Islamic State terrorists. (Photo: Dabiq)

Washington’s plan to defeat ISIS is flawed and doomed to fail, Israeli intelligence experts warn.

Research Conducted by the Intelligence and Terror Information Center (ITIC), an Israeli-based research group with close ties to the Israel Defense Forces, shows that the Obama Administration’s offensive campaign against the Islamic State (IS or ISIS) terror group in Syria and Iraq is deeply flawed and doomed to fail.

Three Years of U.S. Neglect

ITIC begins with chronicling U.S. neglect of ISIS during the first three years of the Syrian civil war. The US did not attach great significance to ISIS and tended to regard it as part of the general chaos in Syria and Iraq after the ruling regimes in both countries disintegrated.

The change in American policy began in the summer of 2014 with ISIS’ capture of Mosul’s oil fields in Iraq, the declaration of the Islamic Caliphate and the significant increase in the number of foreign fighters. The widely publicized ISIS atrocities and beheadings horrified and enraged American and Western public opinion and further contributed to the change in American policy.

The U.S. then altered its policy from underestimating ISIS to demonizing it and representing it as a significant regional and international threat.

The Obama Administration responded by first providing military support to local forces fighting ISIS, “however, it quickly became clear that pinpointed responses were ineffective and did not provide a satisfactory answer to the challenges to American interests posed by the successes of ISIS,” the report shows.

America then declared war on ISIS – fighting only from the air, with “no American boots on the ground” in order to “degrade and ultimately destroy” ISIS, as President Obama put it.

To implement this strategy in a relatively short period of time the U.S. established an international coalition of Western and Arab countries.

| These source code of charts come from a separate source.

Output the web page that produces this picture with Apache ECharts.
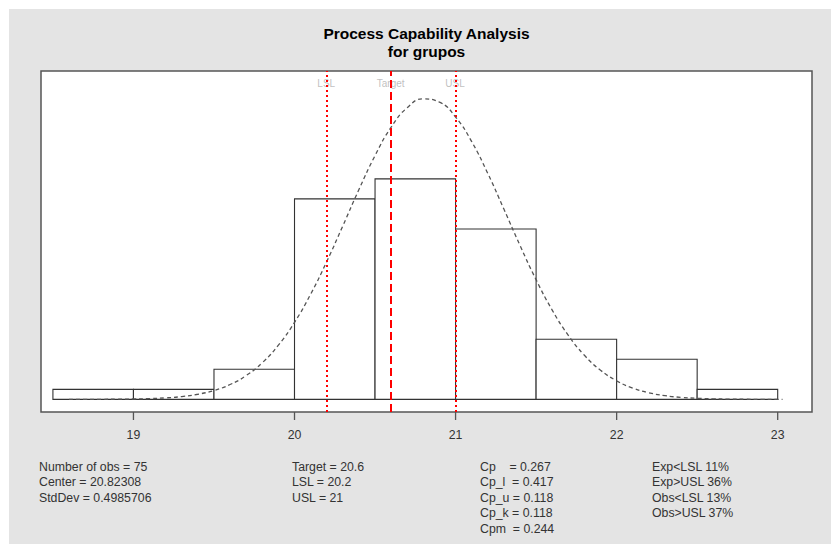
<!DOCTYPE html>
<html><head><meta charset="utf-8">
<script src="https://cdn.jsdelivr.net/npm/echarts@6/dist/echarts.min.js"></script>
<style>
html,body{margin:0;padding:0;background:#fff;}
#c{position:absolute;left:9px;top:9px;width:822px;height:535px;background:#e4e4e4;}
</style></head>
<body><div id="c"></div>
<script>
// ---- data ----
const breaks = [18.5, 19, 19.5, 20, 20.5, 21, 21.5, 22, 22.5, 23];
const counts = [1, 1, 3, 20, 22, 17, 6, 4, 1];
const nObs = 75;
const curveX = [18.6,18.7,18.8,18.9,19.0,19.1,19.2,19.3,19.4,19.5,19.6,19.7,19.8,19.9,20.0,20.1,20.2,20.3,20.4,20.5,20.6,20.7,20.8,20.9,21.0,21.1,21.2,21.3,21.4,21.5,21.6,21.7,21.8,21.9,22.0,22.1,22.2,22.3,22.4,22.5,22.6,22.7,22.8,22.9,23.0,23.03];
const curveY = [0.0000,0.0001,0.0002,0.0005,0.0010,0.0020,0.0040,0.0075,0.0136,0.0237,0.0395,0.0634,0.0975,0.1443,0.2049,0.2797,0.3665,0.4616,0.5582,0.6486,0.7240,0.7761,0.7993,0.7907,0.7512,0.6857,0.6011,0.5062,0.4096,0.3183,0.2376,0.1703,0.1173,0.0776,0.0493,0.0301,0.0177,0.0099,0.0054,0.0028,0.0014,0.0007,0.0003,0.0001,0.0001,0.0001];
const specNames = ['LSL', 'Target', 'USL'];
const specValues = [20.2, 20.6, 21];
const tickValues = [19, 20, 21, 22, 23];
const titleLines = ['Process Capability Analysis', 'for grupos'];
const col1 = ['Number of obs = 75', 'Center = 20.82308', 'StdDev = 0.4985706'];
const col2 = ['Target = 20.6', 'LSL = 20.2', 'USL = 21'];
const col3 = ['Cp    = 0.267', 'Cp_l  = 0.417', 'Cp_u = 0.118', 'Cp_k = 0.118', 'Cpm  = 0.244'];
const col4 = ['Exp<LSL 11%', 'Exp>USL 36%', 'Obs<LSL 13%', 'Obs>USL 37%'];

// ---- build ----
const YMIN = -0.0336, YMAX = 0.8736;
const binW = breaks[1] - breaks[0];
const histData = counts.map((c, i) => [breaks[i], breaks[i + 1], c / (nObs * binW)]);
const curveData = curveX.map((x, i) => [x, curveY[i]]);
const OX = 9, OY = 9;
const FONT = '"Liberation Sans", Arial, sans-serif';

const graphics = [];
titleLines.forEach((t, i) => graphics.push({type:'text', x:426.5-OX, y:33+i*18-OY,
  style:{text:t, font:'bold 15.5px ' + FONT, fill:'#000', textAlign:'center', textVerticalAlign:'middle'}}));
function addCol(lines, x, y0, dy) {
  lines.forEach((t, i) => graphics.push({type:'text', x:x-OX, y:y0+i*dy-OY,
    style:{text:t, font:'12.3px ' + FONT, fill:'#333', textAlign:'left', textVerticalAlign:'middle'}}));
}
addCol(col1, 39, 466.5, 15.5);
addCol(col2, 292, 466.5, 15.5);
addCol(col3, 480, 466.5, 15.5);
addCol(col4, 652, 466.5, 15.5);

const chart = echarts.init(document.getElementById('c'), null, {renderer:'svg'});
chart.setOption({
  backgroundColor:'transparent',
  animation:false,
  grid:{left:41-OX, top:71-OY, width:771, height:341, show:true, backgroundColor:'#fff', borderColor:'#555', borderWidth:1.5},
  xAxis:{type:'value', min:18.426, max:23.213, splitLine:{show:false},
    axisLine:{show:false},
    axisTick:{show:false},
    axisLabel:{customValues:tickValues, fontSize:12.3, fontFamily:FONT, color:'#333', margin:17}},
  yAxis:{type:'value', min:YMIN, max:YMAX, show:false, splitLine:{show:false}},
  graphic:graphics,
  series:[
    {type:'custom', z:2, data:histData, encode:{x:[0,1], y:2},
      renderItem:function(params, api){
        const p1 = api.coord([api.value(0), api.value(2)]);
        const p2 = api.coord([api.value(1), 0]);
        return {type:'rect', shape:{x:p1[0], y:p1[1], width:p2[0]-p1[0], height:p2[1]-p1[1]},
          style:{fill:'#fff', stroke:'#333', lineWidth:1.1}};
      }},
    {type:'line', z:3, data:curveData, smooth:true, symbol:'none',
      lineStyle:{color:'#555', width:1.3, type:[4,3]}},
    {type:'scatter', z:4, symbolSize:1, itemStyle:{color:'rgba(0,0,0,0)'},
      data:specValues.map((v, i) => ({value:[v, 0.84], name:specNames[i]})),
      label:{show:true, position:[0,0], align:'center', verticalAlign:'middle', formatter:p => p.name, color:'#b0b0b0', fontSize:10, fontFamily:FONT},
      markLine:{silent:true, symbol:'none', label:{show:false},
        data:specValues.map((v, i) => ({xAxis:v,
          lineStyle:{color:'#ff0000', width:2, type: specNames[i] === 'Target' ? [8,4] : [2,3]}}))}}
  ]
});
// axis ticks positioned through the axis scale
const tickGraphics = tickValues.map(v => {
  const p = chart.convertToPixel({xAxisIndex:0, yAxisIndex:0}, [v, YMIN]);
  return {type:'line', z:10, shape:{x1:p[0], y1:p[1], x2:p[0], y2:p[1] + 8},
    style:{stroke:'#555', lineWidth:1.3}};
});
chart.setOption({graphic: graphics.concat(tickGraphics)});
</script></body></html>
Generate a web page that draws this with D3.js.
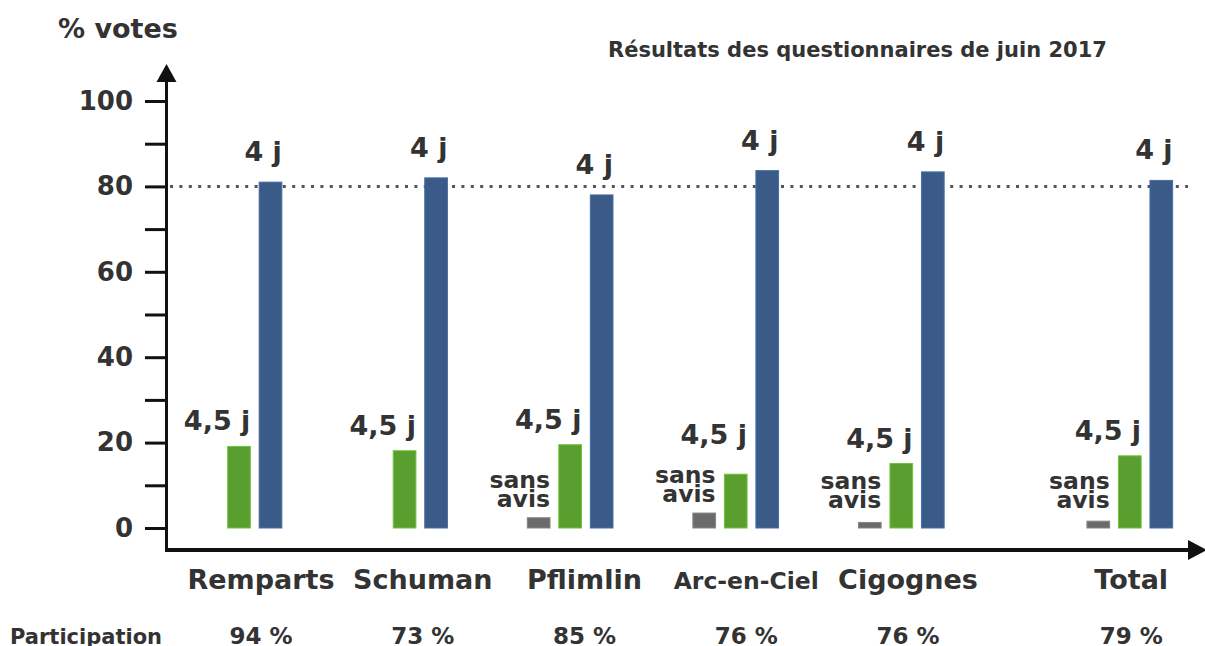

American Strategy Suffers from a Number of Weaknesses

In ITIC’s assessment, the current American strategy suffers from a number of weaknesses and flaws.

The primary flaw is that its political objectives, which are to fight an extreme Muslim ideology and replace it with a Western version of government, seem unrealistic to ITIC. “It is extremely difficult to destroy an organization with a Salafist-jihadi ideology such as ISIS; there are limits to what military force can achieve against jihad organizations in general and ISIS in particular,” ITIC states.

Furthermore, the local forces in Syria and Iraq that America is counting on are weak, and the international coalition is heterogeneous, composed of countries with different interests and internal constraints that are liable to make it difficult for them to provide the U.S. with effective support.

The ITIC further asserts that the situation in Syria and Iraq is volatile and constantly fluctuating, and cannot be fundamentally changed through military action.

ISIS and other Salafist-jihadi terrorist organizations arose from the chaos and upheaval in the region.

“Iraq and Syria are a swamp in which ISIS and other jihadi organizations thrive. Rooting out ISIS will be impossible until the swamp has been drained,” meaning that the region needs stability, “and that is currently not on the horizon,” experts at the ITIC write.

The ITIC recommends that the U.S. learn to exploit ISIS’s weaknesses.

“The American-led military, economic and political campaign, if continued with determination, may eventually weaken (although not destroy) ISIS; its advance throughout Syria and Iraq may be halted; the Iraqi army and local militias within Syria and Iraq hostile to ISIS can be strengthened.”